• **Task directions**: Beneath this line are entries. Copy the range from the line with "Generate a Python" to the line with "ax = fig.add_axes([0.1097, 0.3927, 0.8403, 0.5427])", ends included, exactly; leave pictures out.

• **Data for this task**:

§

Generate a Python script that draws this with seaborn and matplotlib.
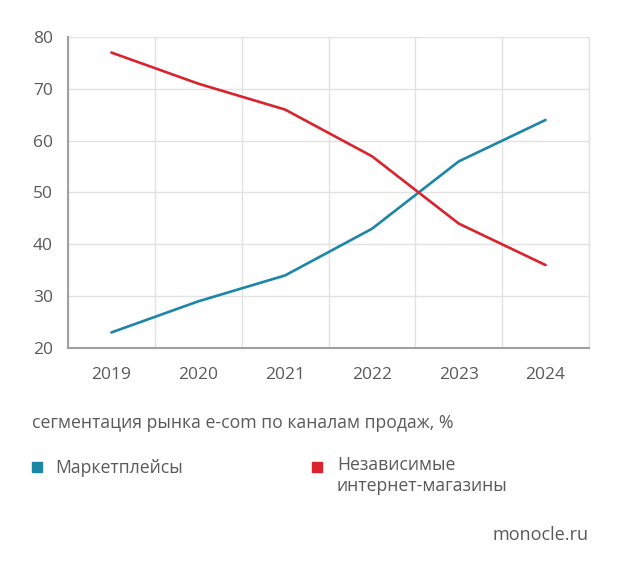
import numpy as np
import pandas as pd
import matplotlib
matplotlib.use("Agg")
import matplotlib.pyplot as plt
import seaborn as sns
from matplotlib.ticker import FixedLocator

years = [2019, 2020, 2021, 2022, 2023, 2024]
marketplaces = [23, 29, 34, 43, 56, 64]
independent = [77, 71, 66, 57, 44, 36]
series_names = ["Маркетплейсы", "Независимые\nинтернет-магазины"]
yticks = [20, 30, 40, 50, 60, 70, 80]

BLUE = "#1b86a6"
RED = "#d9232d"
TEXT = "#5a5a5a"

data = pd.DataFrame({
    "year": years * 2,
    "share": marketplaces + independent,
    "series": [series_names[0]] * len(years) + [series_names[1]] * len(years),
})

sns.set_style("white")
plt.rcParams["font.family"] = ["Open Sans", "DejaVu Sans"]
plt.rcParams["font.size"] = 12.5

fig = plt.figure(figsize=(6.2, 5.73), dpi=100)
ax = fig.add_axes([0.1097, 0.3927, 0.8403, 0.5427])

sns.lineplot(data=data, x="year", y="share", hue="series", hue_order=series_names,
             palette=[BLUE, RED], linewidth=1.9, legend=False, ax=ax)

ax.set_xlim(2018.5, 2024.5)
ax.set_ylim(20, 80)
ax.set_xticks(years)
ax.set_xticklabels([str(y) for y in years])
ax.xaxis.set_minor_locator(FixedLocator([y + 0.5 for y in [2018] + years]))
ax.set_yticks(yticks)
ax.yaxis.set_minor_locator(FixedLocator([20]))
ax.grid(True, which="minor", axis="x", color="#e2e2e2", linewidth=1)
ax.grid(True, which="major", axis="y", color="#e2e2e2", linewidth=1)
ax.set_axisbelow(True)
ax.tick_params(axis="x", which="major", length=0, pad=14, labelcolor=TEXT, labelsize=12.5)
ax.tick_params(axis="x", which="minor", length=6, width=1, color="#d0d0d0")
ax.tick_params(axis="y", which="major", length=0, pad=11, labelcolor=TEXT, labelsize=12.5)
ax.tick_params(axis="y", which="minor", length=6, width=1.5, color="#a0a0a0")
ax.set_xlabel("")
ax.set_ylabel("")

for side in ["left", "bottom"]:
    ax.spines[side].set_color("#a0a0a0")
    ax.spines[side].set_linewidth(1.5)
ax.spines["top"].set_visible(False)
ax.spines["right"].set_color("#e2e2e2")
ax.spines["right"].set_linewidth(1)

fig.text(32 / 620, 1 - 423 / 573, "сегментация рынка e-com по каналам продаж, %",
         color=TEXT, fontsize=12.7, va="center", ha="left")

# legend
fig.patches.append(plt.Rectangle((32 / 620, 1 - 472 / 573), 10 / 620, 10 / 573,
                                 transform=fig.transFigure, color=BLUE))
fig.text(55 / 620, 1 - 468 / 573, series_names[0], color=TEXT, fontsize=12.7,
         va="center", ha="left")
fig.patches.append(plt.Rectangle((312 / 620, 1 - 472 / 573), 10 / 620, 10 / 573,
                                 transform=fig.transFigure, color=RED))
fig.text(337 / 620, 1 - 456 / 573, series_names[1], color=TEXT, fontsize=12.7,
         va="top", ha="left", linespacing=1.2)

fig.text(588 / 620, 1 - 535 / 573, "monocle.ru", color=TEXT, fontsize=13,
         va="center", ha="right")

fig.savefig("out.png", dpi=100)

§

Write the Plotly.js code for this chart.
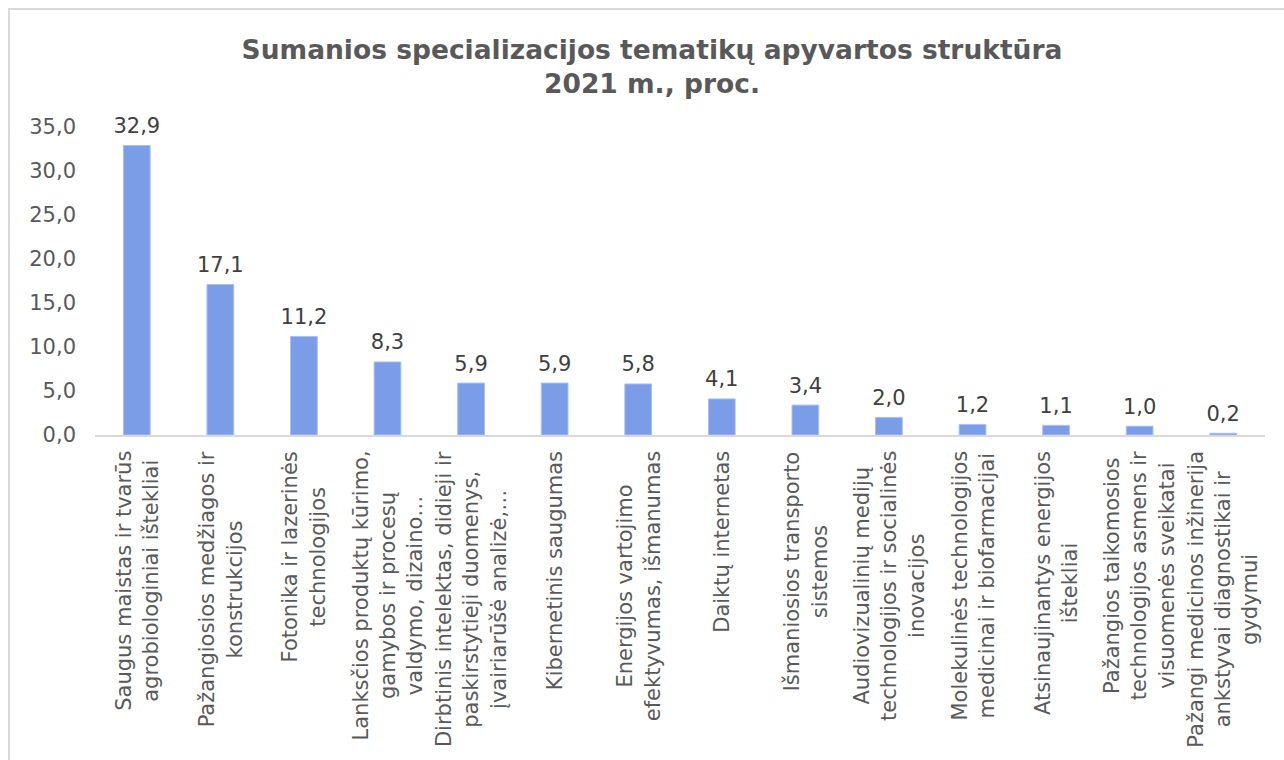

§

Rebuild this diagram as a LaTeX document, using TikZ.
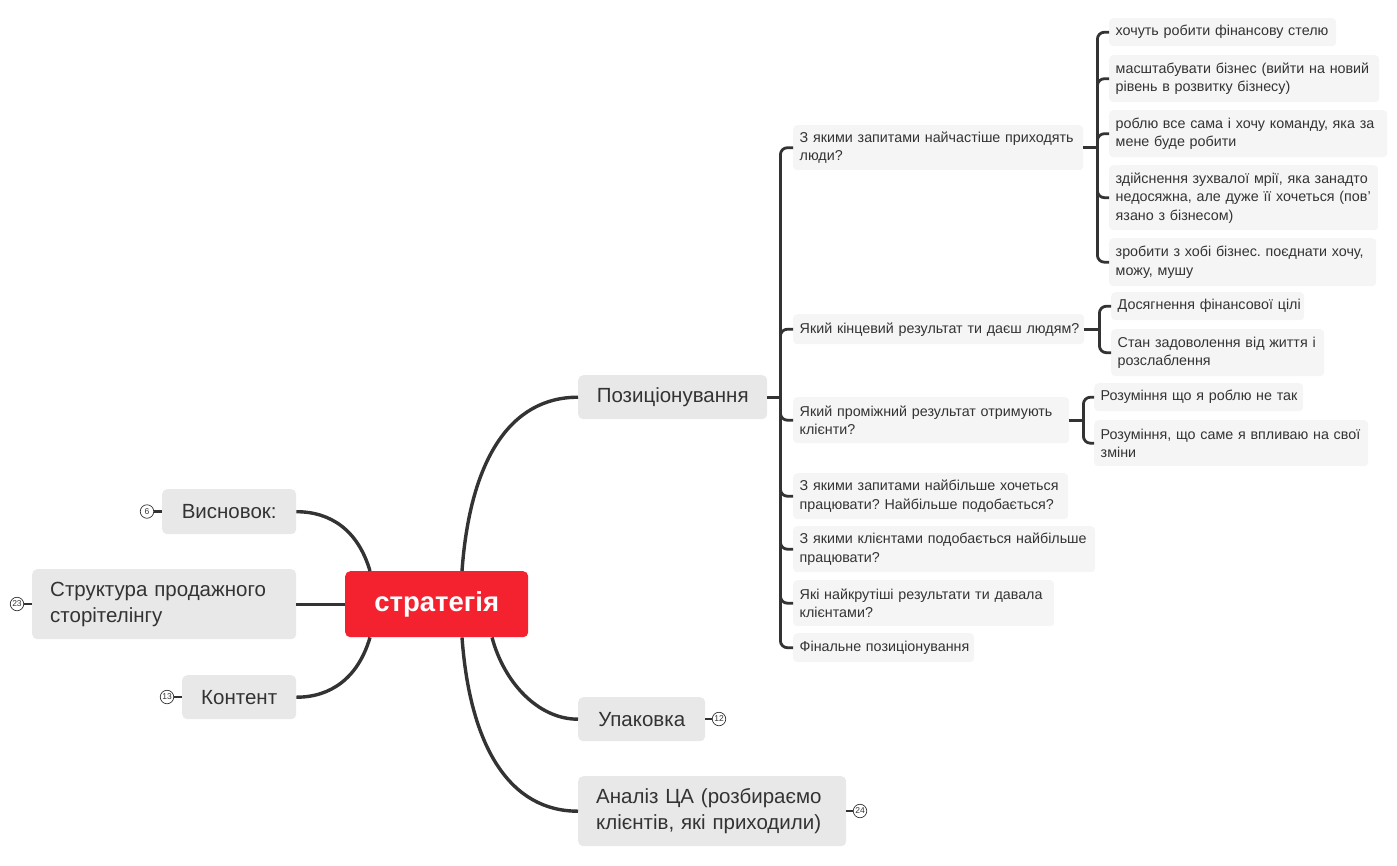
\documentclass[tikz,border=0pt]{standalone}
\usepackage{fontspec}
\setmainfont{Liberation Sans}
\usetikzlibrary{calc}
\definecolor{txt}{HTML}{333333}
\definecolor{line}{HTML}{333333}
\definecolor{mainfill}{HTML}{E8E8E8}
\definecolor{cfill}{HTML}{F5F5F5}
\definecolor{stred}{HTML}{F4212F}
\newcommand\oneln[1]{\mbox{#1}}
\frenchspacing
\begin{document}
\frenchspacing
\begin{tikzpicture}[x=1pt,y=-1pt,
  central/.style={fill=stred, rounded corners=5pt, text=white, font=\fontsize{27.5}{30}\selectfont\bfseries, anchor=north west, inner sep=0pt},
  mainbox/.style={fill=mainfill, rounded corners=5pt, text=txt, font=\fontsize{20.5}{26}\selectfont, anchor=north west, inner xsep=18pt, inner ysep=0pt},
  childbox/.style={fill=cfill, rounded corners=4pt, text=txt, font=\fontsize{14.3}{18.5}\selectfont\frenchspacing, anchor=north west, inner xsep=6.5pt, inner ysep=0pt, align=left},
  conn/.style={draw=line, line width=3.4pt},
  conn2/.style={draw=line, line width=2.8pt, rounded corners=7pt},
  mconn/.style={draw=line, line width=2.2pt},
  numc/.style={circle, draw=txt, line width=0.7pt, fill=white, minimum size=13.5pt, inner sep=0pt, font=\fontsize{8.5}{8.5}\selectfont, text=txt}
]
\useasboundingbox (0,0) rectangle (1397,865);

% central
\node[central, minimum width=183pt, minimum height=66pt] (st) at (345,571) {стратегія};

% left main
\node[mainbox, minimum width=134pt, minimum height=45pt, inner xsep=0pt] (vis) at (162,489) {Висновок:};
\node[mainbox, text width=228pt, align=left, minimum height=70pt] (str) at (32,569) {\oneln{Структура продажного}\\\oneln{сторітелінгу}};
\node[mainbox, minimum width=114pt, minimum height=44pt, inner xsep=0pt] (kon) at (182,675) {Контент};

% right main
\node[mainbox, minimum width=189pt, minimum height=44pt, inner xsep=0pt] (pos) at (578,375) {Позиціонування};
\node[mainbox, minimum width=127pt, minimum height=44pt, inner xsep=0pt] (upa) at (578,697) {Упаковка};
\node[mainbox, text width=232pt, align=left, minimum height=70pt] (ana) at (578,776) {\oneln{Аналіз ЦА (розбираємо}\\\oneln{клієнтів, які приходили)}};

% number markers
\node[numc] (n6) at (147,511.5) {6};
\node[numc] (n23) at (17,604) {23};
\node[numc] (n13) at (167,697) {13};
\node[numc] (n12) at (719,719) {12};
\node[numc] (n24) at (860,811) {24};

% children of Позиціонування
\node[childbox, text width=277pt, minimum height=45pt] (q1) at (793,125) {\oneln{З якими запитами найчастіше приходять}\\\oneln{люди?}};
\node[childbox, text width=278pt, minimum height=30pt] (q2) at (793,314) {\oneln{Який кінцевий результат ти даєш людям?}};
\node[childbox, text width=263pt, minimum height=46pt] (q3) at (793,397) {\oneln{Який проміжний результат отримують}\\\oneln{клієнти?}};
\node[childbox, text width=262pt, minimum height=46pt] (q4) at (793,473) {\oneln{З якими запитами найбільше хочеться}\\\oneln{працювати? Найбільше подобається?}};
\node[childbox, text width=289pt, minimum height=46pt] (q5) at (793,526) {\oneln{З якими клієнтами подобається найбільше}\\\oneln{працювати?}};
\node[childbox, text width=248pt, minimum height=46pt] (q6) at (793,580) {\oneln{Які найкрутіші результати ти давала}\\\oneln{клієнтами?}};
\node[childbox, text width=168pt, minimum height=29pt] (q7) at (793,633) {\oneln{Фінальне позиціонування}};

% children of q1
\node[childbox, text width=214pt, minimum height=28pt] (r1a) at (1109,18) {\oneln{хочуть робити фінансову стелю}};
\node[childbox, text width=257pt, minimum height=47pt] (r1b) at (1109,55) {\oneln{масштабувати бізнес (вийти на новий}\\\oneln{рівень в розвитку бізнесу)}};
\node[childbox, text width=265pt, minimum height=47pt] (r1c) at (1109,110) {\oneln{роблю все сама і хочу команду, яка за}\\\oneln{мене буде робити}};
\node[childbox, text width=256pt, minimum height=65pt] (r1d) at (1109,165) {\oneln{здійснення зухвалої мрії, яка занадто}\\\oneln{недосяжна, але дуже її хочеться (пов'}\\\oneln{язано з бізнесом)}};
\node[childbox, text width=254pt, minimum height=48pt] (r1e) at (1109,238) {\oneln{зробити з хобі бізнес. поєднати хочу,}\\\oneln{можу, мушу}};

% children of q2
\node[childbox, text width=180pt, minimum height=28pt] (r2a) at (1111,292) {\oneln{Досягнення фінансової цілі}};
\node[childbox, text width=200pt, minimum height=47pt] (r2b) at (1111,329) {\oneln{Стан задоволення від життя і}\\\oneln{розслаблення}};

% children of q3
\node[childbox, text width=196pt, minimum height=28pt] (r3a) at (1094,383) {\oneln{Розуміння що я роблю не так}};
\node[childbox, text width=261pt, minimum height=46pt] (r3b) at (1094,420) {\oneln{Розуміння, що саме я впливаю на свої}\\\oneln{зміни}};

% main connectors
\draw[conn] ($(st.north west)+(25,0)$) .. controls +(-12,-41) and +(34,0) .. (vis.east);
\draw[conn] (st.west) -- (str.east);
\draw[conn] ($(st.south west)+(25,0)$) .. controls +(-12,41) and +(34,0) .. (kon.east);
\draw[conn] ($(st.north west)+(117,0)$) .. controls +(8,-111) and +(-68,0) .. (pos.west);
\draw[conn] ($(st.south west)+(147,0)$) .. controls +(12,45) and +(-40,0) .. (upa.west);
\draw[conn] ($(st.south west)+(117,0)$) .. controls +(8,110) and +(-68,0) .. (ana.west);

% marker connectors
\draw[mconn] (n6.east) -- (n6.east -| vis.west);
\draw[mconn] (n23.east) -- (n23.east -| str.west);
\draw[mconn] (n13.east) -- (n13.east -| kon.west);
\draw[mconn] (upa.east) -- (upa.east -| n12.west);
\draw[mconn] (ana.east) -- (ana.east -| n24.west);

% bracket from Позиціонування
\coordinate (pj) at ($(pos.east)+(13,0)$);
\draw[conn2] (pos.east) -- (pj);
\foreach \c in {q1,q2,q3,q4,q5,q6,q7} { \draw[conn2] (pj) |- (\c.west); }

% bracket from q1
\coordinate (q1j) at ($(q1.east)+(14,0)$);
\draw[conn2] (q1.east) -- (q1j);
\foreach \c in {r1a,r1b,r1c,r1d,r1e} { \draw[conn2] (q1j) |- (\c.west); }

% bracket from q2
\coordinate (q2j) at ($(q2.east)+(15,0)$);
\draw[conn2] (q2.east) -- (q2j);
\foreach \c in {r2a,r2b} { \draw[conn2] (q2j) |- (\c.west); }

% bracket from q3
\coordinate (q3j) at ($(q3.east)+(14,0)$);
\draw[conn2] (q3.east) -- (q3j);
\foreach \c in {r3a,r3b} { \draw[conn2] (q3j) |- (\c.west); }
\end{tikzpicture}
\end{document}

§

• **The reply**:
Generate a Python script that draws this with seaborn and matplotlib.
import numpy as np
import pandas as pd
import matplotlib
matplotlib.use("Agg")
import matplotlib.pyplot as plt
import seaborn as sns
from matplotlib.ticker import FixedLocator

years = [2019, 2020, 2021, 2022, 2023, 2024]
marketplaces = [23, 29, 34, 43, 56, 64]
independent = [77, 71, 66, 57, 44, 36]
series_names = ["Маркетплейсы", "Независимые\nинтернет-магазины"]
yticks = [20, 30, 40, 50, 60, 70, 80]

BLUE = "#1b86a6"
RED = "#d9232d"
TEXT = "#5a5a5a"

data = pd.DataFrame({
    "year": years * 2,
    "share": marketplaces + independent,
    "series": [series_names[0]] * len(years) + [series_names[1]] * len(years),
})

sns.set_style("white")
plt.rcParams["font.family"] = ["Open Sans", "DejaVu Sans"]
plt.rcParams["font.size"] = 12.5

fig = plt.figure(figsize=(6.2, 5.73), dpi=100)
ax = fig.add_axes([0.1097, 0.3927, 0.8403, 0.5427])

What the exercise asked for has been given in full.